File too large. Self-managed instances default to a configurable per-file limit for generic packages. On GitLab.com, the upper bound is 5 GB (an S3 single-PUT ceiling). If you’re hitting the limit, check your instance settings or find another way to ship the file.

Good to Know

Job token permissions inherit from the triggering user. If that user has Developer or higher access, the token can list and manage packages too. If you’re getting permission errors, check the triggering user’s role on the target project.

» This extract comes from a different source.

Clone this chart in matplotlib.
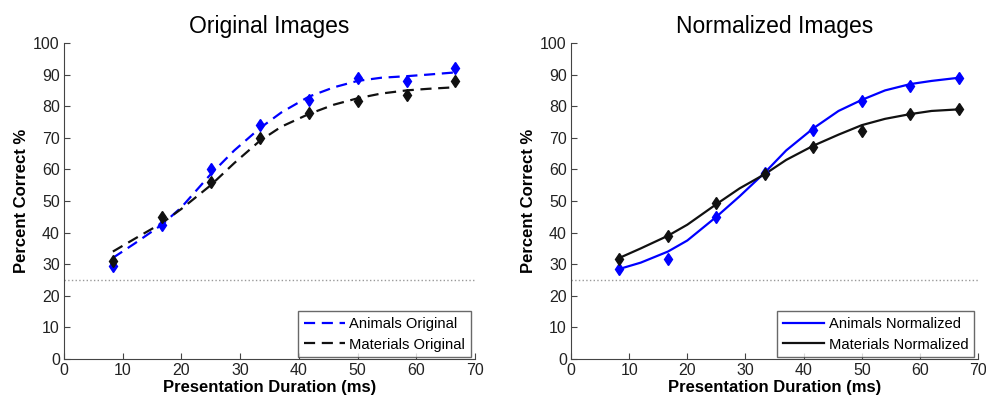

Generic package uploads and downloads are project-scoped. Unlike npm or Maven registries in GitLab, there’s no group-level URL for publishing or pulling generic packages. You can list packages across projects using the group-level Packages API (GET /groups/:id/packages), but each project’s registry is its own namespace for the actual artifacts.

What You’ve Got Now

You now have a versioned, access-controlled package registry running inside GitLab without standing up anything new. Tags trigger publishes, consuming projects pull pinned versions through CI, and the allowlist keeps everything locked down.

If you want to go further, look into GitLab’s language-specific registries (npm, Maven, PyPI) for packages where native tooling makes life easier, or set up cleanup policies to keep old versions from piling up.